Sus rostros curtidos por el sol son el reflejo de una intensa, dura y casi legendaria vida. Ambos tienen 80 años, y aun hoy siguen a los pies de los grandes cruceros de turistas ejerciendo aquel viejo oficio de comerciantes, ligado a la idiosincrasia portuaria del último siglo y medio. José Rodríguez y Pedro Laso se han convertido en los últimos cambulloneros que se resisten, "mientras el cuerpo aguante", a abandonar el Puerto de La Luz.

Unos prismáticos, cajas de cigarros y de puros, gafas de sol, manteles, toallas con la imagen de Canarias y un cartel donde aún se puede leer duty free (libre de impuestos). Durante horas, José Rodríguez y Pedro Laso observan el paso de miles de turistas que desembarcan de los gigantes de la navegación de placer. Apenas unos pocos se paran y preguntan el precio. Con ese rústico inglés aprendido de años de faena a pie de muelle se defienden como peces en el agua. Pero las ventas son escasas. "Esto ya no es lo que era...", dicen con el lamento de quien apenas saca unos euros.

Pero no se desaniman. Llevan en la sangre la profesión del cambullonero, el giro canario del británico Come buy on, que era como se les llamaba desde los barcos para propiciar la compra y la venta de mercancías. Aun así, siguen madrugando para estar al pie de los cruceros, impertérritos, hasta que sueltan lastre a eso de la media tarde.

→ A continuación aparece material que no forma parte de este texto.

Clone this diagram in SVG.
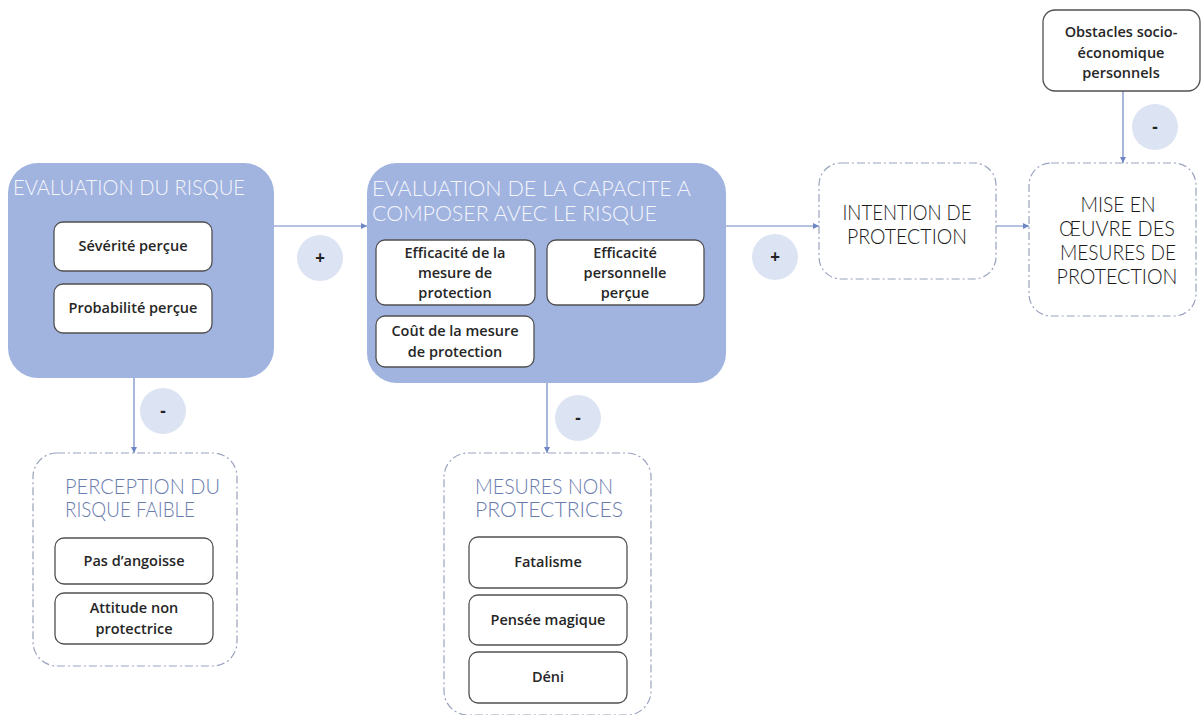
<svg xmlns="http://www.w3.org/2000/svg" width="1202" height="715" viewBox="0 0 1202 715">
<defs>
<style>
.main{fill:#a1b3df;stroke:none}
.inner{fill:#ffffff;stroke:#505050;stroke-width:1.3}
.dash{fill:#ffffff;stroke:#9aa3bf;stroke-width:1.2;stroke-dasharray:8 3 2 3}
.sign{fill:#dce3f3}
.conn{stroke:#6f86c4;stroke-width:1.2;fill:none;marker-end:url(#arr)}
.t{font-family:"Open Sans","Liberation Sans",sans-serif;font-size:14.5px;font-weight:600;fill:#262626;text-anchor:middle}
.ttl{font-family:Lato,"Liberation Sans",sans-serif;font-weight:300;font-size:21px}
.w{fill:#f4f6fc}
.b{fill:#6a7cae}
.k{fill:#1a1a1a;text-anchor:middle}
.s{font-family:"Open Sans","Liberation Sans",sans-serif;font-size:17px;font-weight:bold;fill:#222;text-anchor:middle}
</style>
<marker id="arr" viewBox="0 0 10 10" refX="10" refY="5" markerWidth="6" markerHeight="6" orient="auto" markerUnits="userSpaceOnUse">
<path d="M0,0 L10,5 L0,10 z" fill="#6f86c4"/>
</marker>
</defs>
<rect width="1202" height="715" fill="#ffffff"/>

<g id="connectors">
<line class="conn" x1="274" y1="226" x2="367" y2="226"/>
<line class="conn" x1="726" y1="226" x2="819" y2="226"/>
<line class="conn" x1="996" y1="226" x2="1029" y2="226"/>
<line class="conn" x1="1123" y1="91" x2="1123" y2="163"/>
<line class="conn" x1="134" y1="378" x2="134" y2="453"/>
<line class="conn" x1="547" y1="383" x2="547" y2="453"/>
</g>

<g id="signs">
<circle class="sign" cx="320" cy="258" r="23"/><text class="s" x="320" y="264">+</text>
<circle class="sign" cx="775" cy="257" r="23"/><text class="s" x="775" y="263">+</text>
<circle class="sign" cx="1155" cy="127" r="23"/><text class="s" x="1155" y="133">-</text>
<circle class="sign" cx="163" cy="411" r="23"/><text class="s" x="163" y="417">-</text>
<circle class="sign" cx="578" cy="418" r="23"/><text class="s" x="578" y="424">-</text>
</g>

<g id="evaluation-risque">
<rect class="main" x="8" y="163" width="266" height="215" rx="30"/>
<text class="ttl w" x="13" y="195" textLength="232" lengthAdjust="spacingAndGlyphs">EVALUATION DU RISQUE</text>
<rect class="inner" x="54" y="222" width="158" height="49" rx="9"/>
<text class="t" x="133" y="251">Sévérité perçue</text>
<rect class="inner" x="54" y="284" width="158" height="49" rx="9"/>
<text class="t" x="133" y="313">Probabilité perçue</text>
</g>

<g id="evaluation-capacite">
<rect class="main" x="367" y="163" width="359" height="220" rx="30"/>
<text class="ttl w" x="372" y="196" textLength="319" lengthAdjust="spacingAndGlyphs">EVALUATION DE LA CAPACITE A</text>
<text class="ttl w" x="372" y="221" textLength="285" lengthAdjust="spacingAndGlyphs">COMPOSER AVEC LE RISQUE</text>
<rect class="inner" x="376" y="240" width="159" height="65" rx="9"/>
<text class="t" x="455" y="258">Efficacité de la</text>
<text class="t" x="455" y="278">mesure de</text>
<text class="t" x="455" y="298">protection</text>
<rect class="inner" x="547" y="240" width="157" height="65" rx="9"/>
<text class="t" x="625" y="258">Efficacité</text>
<text class="t" x="625" y="278">personnelle</text>
<text class="t" x="625" y="298">perçue</text>
<rect class="inner" x="376" y="316" width="158" height="51" rx="9"/>
<text class="t" x="455" y="336">Coût de la mesure</text>
<text class="t" x="455" y="357">de protection</text>
</g>

<g id="intention">
<rect class="dash" x="819" y="163" width="177" height="116" rx="22"/>
<text class="ttl k" x="907" y="220" textLength="129" lengthAdjust="spacingAndGlyphs">INTENTION DE</text>
<text class="ttl k" x="907" y="244" textLength="120" lengthAdjust="spacingAndGlyphs">PROTECTION</text>
</g>

<g id="mise-en-oeuvre">
<rect class="dash" x="1029" y="163" width="167" height="153" rx="22"/>
<text class="ttl k" x="1118" y="212" textLength="75" lengthAdjust="spacingAndGlyphs">MISE EN</text>
<text class="ttl k" x="1117" y="236" textLength="116" lengthAdjust="spacingAndGlyphs">ŒUVRE DES</text>
<text class="ttl k" x="1118" y="260" textLength="116" lengthAdjust="spacingAndGlyphs">MESURES DE</text>
<text class="ttl k" x="1117" y="284" textLength="121" lengthAdjust="spacingAndGlyphs">PROTECTION</text>
</g>

<g id="obstacles">
<rect class="inner" x="1043" y="10" width="157" height="81" rx="12"/>
<text class="t" x="1121" y="37">Obstacles socio-</text>
<text class="t" x="1121" y="58">économique</text>
<text class="t" x="1121" y="78">personnels</text>
</g>

<g id="perception">
<rect class="dash" x="33" y="453" width="204" height="213" rx="24"/>
<text class="ttl b" x="65" y="494" textLength="155" lengthAdjust="spacingAndGlyphs">PERCEPTION DU</text>
<text class="ttl b" x="65" y="517" textLength="130" lengthAdjust="spacingAndGlyphs">RISQUE FAIBLE</text>
<rect class="inner" x="55" y="538" width="158" height="46" rx="9"/>
<text class="t" x="134" y="566">Pas d’angoisse</text>
<rect class="inner" x="55" y="593" width="158" height="51" rx="9"/>
<text class="t" x="134" y="613">Attitude non</text>
<text class="t" x="134" y="634">protectrice</text>
</g>

<g id="mesures-non">
<rect class="dash" x="444" y="453" width="207" height="262" rx="24"/>
<text class="ttl b" x="475" y="494" textLength="138" lengthAdjust="spacingAndGlyphs">MESURES NON</text>
<text class="ttl b" x="475" y="517" textLength="148" lengthAdjust="spacingAndGlyphs">PROTECTRICES</text>
<rect class="inner" x="469" y="537" width="158" height="51" rx="9"/>
<text class="t" x="548" y="567">Fatalisme</text>
<rect class="inner" x="469" y="595" width="158" height="50" rx="9"/>
<text class="t" x="548" y="625">Pensée magique</text>
<rect class="inner" x="469" y="652" width="158" height="51" rx="9"/>
<text class="t" x="548" y="682">Déni</text>
</g>
</svg>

José Rodríguez lleva 65 años en el oficio. Se especializó desde joven en el negocio de la fruta, que traía del mercado y luego cambiaba por todo lo que se podía, sobre todo gafas. Era una época de enorme trasiego de emigrantes hacia América, y que para el cambullonero fue su forma de vida y de subsistencia. Por eso recuerda también que "la mantequilla mató mucha hambre aquellos años" y más tarde lo hizo el pescado.

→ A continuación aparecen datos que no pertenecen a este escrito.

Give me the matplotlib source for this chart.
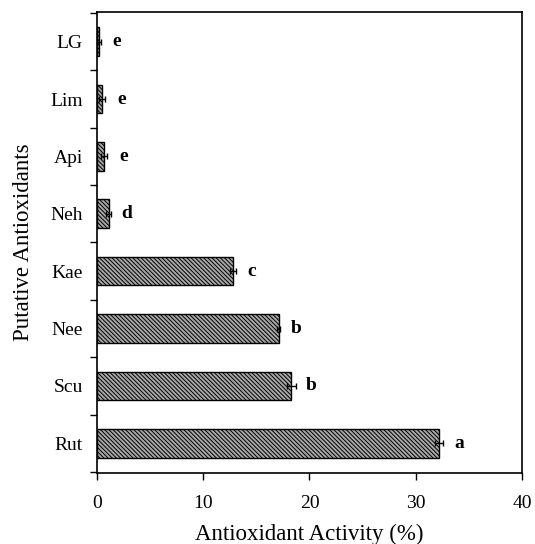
import matplotlib
matplotlib.use('Agg')
import matplotlib.pyplot as plt
import numpy as np

plt.rcParams['font.family'] = 'Liberation Serif'
plt.rcParams['hatch.linewidth'] = 0.7

# data, bottom to top
compounds = ['Rut', 'Scu', 'Nee', 'Kae', 'Neh', 'Api', 'Lim', 'LG']
activity = [32.2, 18.3, 17.1, 12.8, 1.1, 0.7, 0.5, 0.2]
errors = [0.4, 0.4, 0.15, 0.3, 0.2, 0.3, 0.3, 0.2]
groups = ['a', 'b', 'b', 'c', 'd', 'e', 'e', 'e']

fig = plt.figure(figsize=(5.35, 5.44), dpi=100)
ax = fig.add_axes([0.181, 0.1305, 0.795, 0.8475])

pos = np.arange(len(compounds))
ax.barh(pos, activity, height=0.5, color='#a8a8a8', edgecolor='black',
        hatch='\\\\\\\\\\\\\\\\', linewidth=1.0)
ax.errorbar(activity, pos, xerr=errors, fmt='none', ecolor='black',
            elinewidth=1.0, capsize=2.5, capthick=1.0)

for p, v, e, g in zip(pos, activity, errors, groups):
  ax.text(v + e + 1.5, p, g, ha='center', va='center', fontsize=14, fontweight='bold')

ax.set_xlim(0, 40)
ax.set_ylim(-0.52, 7.52)
ax.set_xticks([0, 10, 20, 30, 40])
ax.set_yticks(np.arange(-0.5, 7.6, 1.0), minor=True)
ax.set_yticks(pos)
ax.set_yticklabels(compounds)
ax.tick_params(axis='y', which='major', length=0, pad=10, labelsize=14)
ax.tick_params(axis='y', which='minor', length=5, width=1.0, direction='out')
ax.tick_params(axis='x', length=5, width=1.0, direction='out', labelsize=14, pad=11)
for s in ax.spines.values():
  s.set_linewidth(1.2)

ax.set_xlabel('Antioxidant Activity (%)', fontsize=16.5, labelpad=8)
ax.set_ylabel('Putative Antioxidants', fontsize=16.5, labelpad=12)

fig.savefig('out.png', dpi=100)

José Rodríguez destaca que en su época había más de un centenar de cambulloneros, y que tenían un sindicato para poner orden. Eran años de hambruna y también de mucha pillería para sobrevivir. En su memoria sobresale la estampa de compañeros que se lanzaban al agua y les pedían a los viajeros que les tirasen peniques, que ellos buscaban buceando mientras la moneda inglesa se sumergía, convirtiendo esa iniciativa en el atractivo turístico de la época.

Su compañero Pedro Laso es duro de palabra. En su época traía mantelerías de Telde y Lanzarote para comerciar con los barcos. Pero también negoció con chatarra, en alusión a pulseras y relojes. "Pero ahora, ya no vale la pena ni venir". Eso supondría el fin de un viejo oficio que marcó la historia de La Luz.